アート哲学・糸崎公朗blog3.2

写真家・美術家の糸崎公朗がアートと哲学について語ります

認識と時間

時間とは何か?あらゆる認識は、時間を介することによって成立する。認識とは関係の認識であり、時間を介さなければ関係の認識は成立しない。 光についてその強弱だけを認識する単純な生物がいたとして、その生物は光の「強」と「弱」の関係を時間を介して認識する。

 

どんなに単純な生物であっても、その生物が何事かを認識する以上、そこに「記憶」が存在する。光の強弱だけを認識する生物であっても、「さっきまでは暗かった」という記憶との比較によって「今は明るい」ということが認識できる。

 

時間を伴わなければ音楽を認識できない。時間を伴わなければ、あらゆる音楽はその瞬間の単音としてだけ聞こえるだろう。
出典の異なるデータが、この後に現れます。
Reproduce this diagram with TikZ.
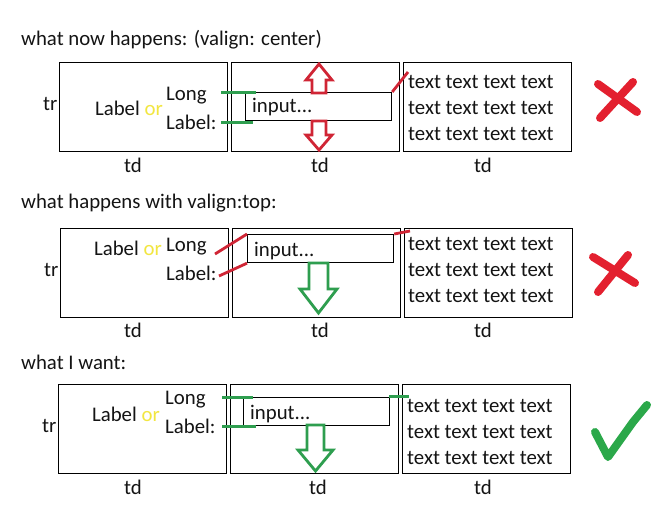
\documentclass[tikz,border=0pt]{standalone}
\usepackage{fontspec}
\setmainfont{Carlito}
\usetikzlibrary{calc}
\definecolor{mkred}{HTML}{D02535}
\definecolor{xred}{HTML}{E3202F}
\definecolor{mkgreen}{HTML}{2E9E4F}
\definecolor{ckgreen}{HTML}{2BA84A}
\definecolor{oryel}{HTML}{F2E640}
\begin{document}
\begin{tikzpicture}[x=1pt,y=-1pt,
  every node/.style={font=\fontsize{20.8}{25}\selectfont, inner sep=0pt, text=black!92},
  cell/.style={draw, line width=1.2pt, minimum width=168pt, minimum height=89pt, anchor=north west},
  inbox/.style={draw, line width=1.2pt, minimum width=146pt, minimum height=28pt, anchor=north west},
  txt/.style={anchor=west},
  lines3/.style={anchor=west, align=left, font=\fontsize{20.8}{25.6}\selectfont},
  gmark/.style={draw=mkgreen, line width=3pt},
  rmark/.style={draw=mkred, line width=2.8pt},
  blockred/.style={draw=mkred, line width=2.8pt, line join=miter},
  blockgreen/.style={draw=mkgreen, line width=2.8pt, line join=miter},
  bigx/.style={draw=xred, line width=8pt, line cap=round},
  bigcheck/.style={draw=ckgreen, line width=8pt, line cap=round, line join=round}]
\useasboundingbox[fill=white] (0,0) rectangle (671,506);

% ---------------- Panel 1 ----------------
\node[txt] (t1) at (21,40) {what now happens: (valign: center)};
\node[cell] (a1) at (59,62) {};
\node[cell] (b1) at (231,62) {};
\node[cell] (c1) at (403,62) {};
\node[txt] (tr1) at (43,104) {tr};
\node (d1a) at (133,165) {td};
\node (d1b) at (320,165) {td};
\node (d1c) at (483,165) {td};
\node[anchor=east] (lo1) at (163,108) {Label \textcolor{oryel}{or}};
\node[txt] (lg1) at (166,96) {Long};
\node[txt] (lb1) at (166,122) {Label:};
\node[inbox] (in1) at (245,92) {};
\node[txt] (it1) at (252,107) {input...};
\node[lines3] (tx1) at (408,108) {text text text text\\text text text text\\text text text text};
\draw[gmark] ($(in1.north west)+(-24,0)$) -- ($(in1.north west)+(11,0)$);
\draw[gmark] ($(in1.south west)+(-24,1)$) -- ($(in1.south west)+(8,1)$);
\draw[rmark] (in1.north east) -- (408,72);
\draw[blockred] (319,64) -- (332,80) -- (326,80) -- (326,93) -- (312,93) -- (312,80) -- (306,80) -- cycle;
\draw[blockred] (312,121) -- (326,121) -- (326,135) -- (332,135) -- (319,150) -- (306,135) -- (312,135) -- cycle;
\draw[bigx] (598,84) -- (637,112);
\draw[bigx] (600,118) -- (633,82);

% ---------------- Panel 2 ----------------
\node[txt] (t2) at (21,203) {what happens with valign:top:};
\node[cell] (a2) at (60,228) {};
\node[cell] (b2) at (232,228) {};
\node[cell] (c2) at (404,228) {};
\node[txt] (tr2) at (44,270) {tr};
\node (d2a) at (133,330) {td};
\node (d2b) at (320,330) {td};
\node (d2c) at (483,330) {td};
\node[anchor=east] (lo2) at (162,248) {Label \textcolor{oryel}{or}};
\node[txt] (lg2) at (166,247) {Long};
\node[txt] (lb2) at (166,273) {Label:};
\node[inbox] (in2) at (247,234) {};
\node[txt] (it2) at (254,251) {input...};
\node[lines3] (tx2) at (408,270) {text text text text\\text text text text\\text text text text};
\draw[rmark] (215,254) -- (in2.north west);
\draw[rmark] (219,276) -- (in2.south west);
\draw[rmark] (in2.north east) -- (410,231);
\draw[blockgreen] (309,263) -- (328,263) -- (328,289) -- (337,289) -- (318.5,313) -- (300,289) -- (309,289) -- cycle;
\draw[bigx] (593,257) -- (635,283);
\draw[bigx] (598,292) -- (628,255);

% ---------------- Panel 3 ----------------
\node[txt] (t3) at (21,362) {what I want:};
\node[cell] (a3) at (58,384) {};
\node[cell] (b3) at (230,384) {};
\node[cell] (c3) at (402,384) {};
\node[txt] (tr3) at (42,426) {tr};
\node (d3a) at (133,487) {td};
\node (d3b) at (318,487) {td};
\node (d3c) at (483,487) {td};
\node[anchor=east] (lo3) at (160,414) {Label \textcolor{oryel}{or}};
\node[txt] (lg3) at (165,400) {Long};
\node[txt] (lb3) at (165,426) {Label:};
\node[inbox] (in3) at (243,397) {};
\node[txt] (it3) at (250,414) {input...};
\node[lines3] (tx3) at (407,432) {text text text text\\text text text text\\text text text text};
\draw[gmark] ($(in3.north west)+(-21,0)$) -- ($(in3.north west)+(10,0)$);
\draw[gmark] ($(in3.south west)+(-21,0)$) -- ($(in3.south west)+(13,0)$);
\draw[gmark] ($(in3.north east)+(-1,-1)$) -- (409,396);
\draw[blockgreen] (307,425) -- (324,425) -- (324,450) -- (333,450) -- (315.5,471) -- (298,450) -- (307,450) -- cycle;
\draw[bigcheck] (595,432) -- (608,457) -- (633,422) -- (647,405);
\end{tikzpicture}
\end{document}
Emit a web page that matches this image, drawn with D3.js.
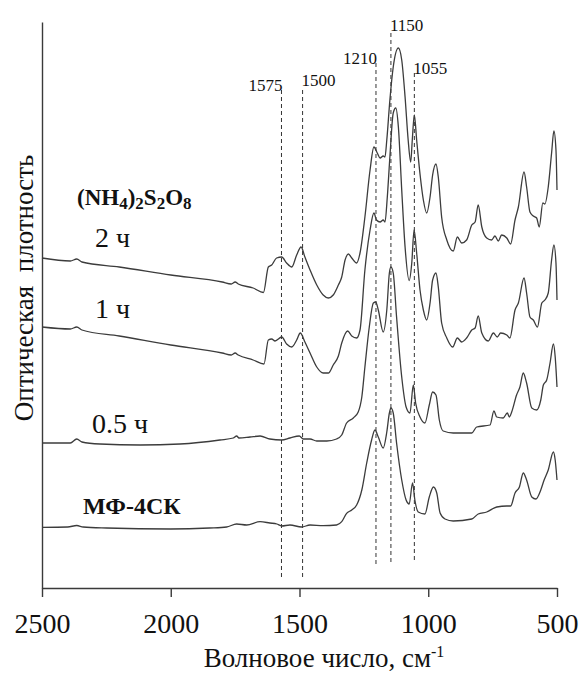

いや単音とは「持続する単音」であって、それを認識するにはやはり時間を伴っている。音が波長であるなら、時間が排除されたなら音は成立せず、従って音は消えてしまう。

 

認識に伴って時間は発生する。空間を認識するにも、時間を伴わなければ不可能である。その意味において、時間と空間は一体のものであり区別がないと言える。

 

時間とはもう一つ、人間の寿命と関係している。人間には自分の死を認識する能力が備わっている。そして自分が死に向かって老いて行くことを認識する能力が備わっている。故に時間の概念が人間に生じる。時間とは有限であり無限であるという両面性によって認識される。

 

もし人間に寿命がなく、老いることもなければ「時間」の概念も生じ得ないのかも知れない。もし人間が不老不死であり、水や食べ物を摂らなくとも死ぬことはなく、病気や怪我もたちどころに治って死ぬことがないとすれば、その「時間」の概念が生じる余地はないかも知れない。

 

あらゆる動物は一定時間食物を摂らなければ死んでしまう。この時間制限において、動物には普遍的に「時間」と概念を持ちうると考えられるかも知れない。

 

空間認識には不可避的に時間が伴うのであり、その意味において空間と時間は一体であり、だから「時間」は存在しないと言える。ところがあらゆる動物は、一定時間以上、水や食べ物を摂らなければ死んでしまう。その時間制限は飢えや渇きとして認識され、そこに原初的な「時間」が認識される。